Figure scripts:

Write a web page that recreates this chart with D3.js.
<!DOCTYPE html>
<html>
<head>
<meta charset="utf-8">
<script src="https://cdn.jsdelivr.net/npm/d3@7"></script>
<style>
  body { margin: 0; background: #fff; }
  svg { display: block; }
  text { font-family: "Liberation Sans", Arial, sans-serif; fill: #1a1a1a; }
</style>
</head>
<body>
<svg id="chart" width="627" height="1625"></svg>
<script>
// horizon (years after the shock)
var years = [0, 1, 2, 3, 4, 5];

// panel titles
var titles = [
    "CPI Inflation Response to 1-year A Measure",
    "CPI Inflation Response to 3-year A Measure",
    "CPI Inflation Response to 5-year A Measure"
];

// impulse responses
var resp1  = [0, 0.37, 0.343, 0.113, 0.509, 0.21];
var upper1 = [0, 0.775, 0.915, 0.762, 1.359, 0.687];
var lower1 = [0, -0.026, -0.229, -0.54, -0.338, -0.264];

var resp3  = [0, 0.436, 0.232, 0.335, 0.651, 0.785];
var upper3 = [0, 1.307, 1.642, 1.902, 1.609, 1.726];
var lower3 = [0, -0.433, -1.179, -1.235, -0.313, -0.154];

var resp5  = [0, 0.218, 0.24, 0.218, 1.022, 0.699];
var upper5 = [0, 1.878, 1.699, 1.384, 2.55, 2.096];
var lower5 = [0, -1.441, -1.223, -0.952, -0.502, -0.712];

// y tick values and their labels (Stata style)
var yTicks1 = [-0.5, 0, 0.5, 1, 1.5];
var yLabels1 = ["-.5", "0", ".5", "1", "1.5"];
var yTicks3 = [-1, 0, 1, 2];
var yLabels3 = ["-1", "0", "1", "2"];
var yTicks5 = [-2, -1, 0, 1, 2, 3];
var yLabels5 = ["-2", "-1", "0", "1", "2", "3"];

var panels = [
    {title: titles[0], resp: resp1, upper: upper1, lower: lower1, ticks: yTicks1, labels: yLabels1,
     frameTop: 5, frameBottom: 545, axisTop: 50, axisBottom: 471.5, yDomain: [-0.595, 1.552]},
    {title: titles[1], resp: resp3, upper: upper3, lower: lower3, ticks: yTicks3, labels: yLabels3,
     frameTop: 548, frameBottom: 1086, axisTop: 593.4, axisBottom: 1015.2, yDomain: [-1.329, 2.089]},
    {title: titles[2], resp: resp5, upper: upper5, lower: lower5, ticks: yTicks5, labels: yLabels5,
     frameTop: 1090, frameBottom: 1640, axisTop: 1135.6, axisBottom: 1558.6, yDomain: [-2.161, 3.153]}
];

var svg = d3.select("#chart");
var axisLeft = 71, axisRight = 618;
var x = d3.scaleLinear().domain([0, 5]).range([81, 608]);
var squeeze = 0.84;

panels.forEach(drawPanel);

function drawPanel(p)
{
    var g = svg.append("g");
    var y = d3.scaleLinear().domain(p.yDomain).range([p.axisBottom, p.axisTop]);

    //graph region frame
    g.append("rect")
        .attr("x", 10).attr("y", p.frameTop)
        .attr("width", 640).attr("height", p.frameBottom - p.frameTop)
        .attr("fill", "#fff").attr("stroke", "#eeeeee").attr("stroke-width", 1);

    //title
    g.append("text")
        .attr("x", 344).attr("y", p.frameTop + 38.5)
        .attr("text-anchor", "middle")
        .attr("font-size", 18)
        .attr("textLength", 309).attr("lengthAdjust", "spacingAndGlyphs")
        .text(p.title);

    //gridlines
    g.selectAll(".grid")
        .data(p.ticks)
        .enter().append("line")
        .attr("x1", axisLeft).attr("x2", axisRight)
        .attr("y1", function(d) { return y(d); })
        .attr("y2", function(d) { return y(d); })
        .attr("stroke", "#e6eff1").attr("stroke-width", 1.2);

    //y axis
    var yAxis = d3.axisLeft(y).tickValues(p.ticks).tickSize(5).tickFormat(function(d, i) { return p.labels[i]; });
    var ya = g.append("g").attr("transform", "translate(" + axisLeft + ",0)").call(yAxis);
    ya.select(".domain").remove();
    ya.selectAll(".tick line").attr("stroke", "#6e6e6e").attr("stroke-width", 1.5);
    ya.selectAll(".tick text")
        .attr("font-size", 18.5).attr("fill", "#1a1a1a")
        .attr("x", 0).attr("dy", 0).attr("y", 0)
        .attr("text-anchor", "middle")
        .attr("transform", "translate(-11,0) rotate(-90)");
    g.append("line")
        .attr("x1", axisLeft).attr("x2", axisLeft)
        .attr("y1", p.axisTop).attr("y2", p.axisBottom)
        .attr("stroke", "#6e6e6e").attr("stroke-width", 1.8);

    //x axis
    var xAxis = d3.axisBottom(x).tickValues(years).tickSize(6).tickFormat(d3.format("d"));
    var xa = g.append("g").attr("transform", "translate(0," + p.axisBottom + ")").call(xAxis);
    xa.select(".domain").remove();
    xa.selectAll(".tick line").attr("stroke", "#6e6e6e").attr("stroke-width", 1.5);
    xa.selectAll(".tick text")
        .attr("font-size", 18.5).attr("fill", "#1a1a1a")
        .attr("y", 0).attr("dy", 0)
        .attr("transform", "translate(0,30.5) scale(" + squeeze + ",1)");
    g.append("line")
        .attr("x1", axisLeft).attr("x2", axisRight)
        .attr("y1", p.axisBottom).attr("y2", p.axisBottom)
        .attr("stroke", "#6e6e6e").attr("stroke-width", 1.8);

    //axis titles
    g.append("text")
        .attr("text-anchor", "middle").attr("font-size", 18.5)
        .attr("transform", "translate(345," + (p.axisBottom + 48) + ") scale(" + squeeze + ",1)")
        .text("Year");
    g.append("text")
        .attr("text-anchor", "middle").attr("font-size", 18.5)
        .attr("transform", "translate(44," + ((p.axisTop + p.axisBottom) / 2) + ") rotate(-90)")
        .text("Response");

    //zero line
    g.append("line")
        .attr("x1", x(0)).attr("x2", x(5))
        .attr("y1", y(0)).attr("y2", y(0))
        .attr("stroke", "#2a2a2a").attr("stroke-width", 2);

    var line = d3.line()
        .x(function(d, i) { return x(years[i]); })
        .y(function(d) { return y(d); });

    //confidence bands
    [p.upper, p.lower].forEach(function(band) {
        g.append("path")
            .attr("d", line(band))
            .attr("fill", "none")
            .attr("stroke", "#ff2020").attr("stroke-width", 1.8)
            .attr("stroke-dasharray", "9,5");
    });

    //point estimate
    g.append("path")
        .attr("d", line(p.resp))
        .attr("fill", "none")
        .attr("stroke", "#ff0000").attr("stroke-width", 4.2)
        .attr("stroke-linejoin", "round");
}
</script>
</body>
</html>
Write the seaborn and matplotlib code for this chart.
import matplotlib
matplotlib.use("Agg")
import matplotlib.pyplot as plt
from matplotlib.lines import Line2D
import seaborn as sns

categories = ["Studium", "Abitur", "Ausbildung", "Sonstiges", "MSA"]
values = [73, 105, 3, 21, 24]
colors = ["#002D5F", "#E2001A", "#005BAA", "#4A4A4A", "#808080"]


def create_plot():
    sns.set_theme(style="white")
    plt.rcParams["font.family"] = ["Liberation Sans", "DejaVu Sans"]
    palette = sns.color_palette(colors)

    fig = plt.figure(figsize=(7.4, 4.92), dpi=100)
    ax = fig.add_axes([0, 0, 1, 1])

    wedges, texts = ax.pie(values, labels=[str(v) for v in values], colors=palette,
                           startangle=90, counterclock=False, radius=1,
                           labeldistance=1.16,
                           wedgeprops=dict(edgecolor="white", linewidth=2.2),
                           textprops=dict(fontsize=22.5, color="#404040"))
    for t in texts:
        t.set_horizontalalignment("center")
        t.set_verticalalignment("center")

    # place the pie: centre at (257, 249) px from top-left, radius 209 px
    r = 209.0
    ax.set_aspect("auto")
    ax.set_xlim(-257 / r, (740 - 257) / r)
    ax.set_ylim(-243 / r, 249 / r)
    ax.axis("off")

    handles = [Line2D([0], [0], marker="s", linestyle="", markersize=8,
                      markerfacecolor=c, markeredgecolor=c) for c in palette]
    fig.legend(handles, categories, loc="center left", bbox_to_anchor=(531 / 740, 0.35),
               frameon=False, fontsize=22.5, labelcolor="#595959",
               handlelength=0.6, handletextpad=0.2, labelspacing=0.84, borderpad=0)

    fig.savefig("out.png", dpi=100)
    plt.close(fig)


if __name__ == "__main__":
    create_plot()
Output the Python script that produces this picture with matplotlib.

:: Objective ::
Reproduce verbatim only the segment of the listing bounded by the line containing "Write the seaborn" and the line containing "ax = fig.add_axes([0, 0, 1, 1])", with both boundary lines included.

:: Exercise response ::
Write the seaborn and matplotlib code for this chart.
import matplotlib
matplotlib.use("Agg")
import matplotlib.pyplot as plt
from matplotlib.lines import Line2D
import seaborn as sns

categories = ["Studium", "Abitur", "Ausbildung", "Sonstiges", "MSA"]
values = [73, 105, 3, 21, 24]
colors = ["#002D5F", "#E2001A", "#005BAA", "#4A4A4A", "#808080"]


def create_plot():
    sns.set_theme(style="white")
    plt.rcParams["font.family"] = ["Liberation Sans", "DejaVu Sans"]
    palette = sns.color_palette(colors)

    fig = plt.figure(figsize=(7.4, 4.92), dpi=100)
    ax = fig.add_axes([0, 0, 1, 1])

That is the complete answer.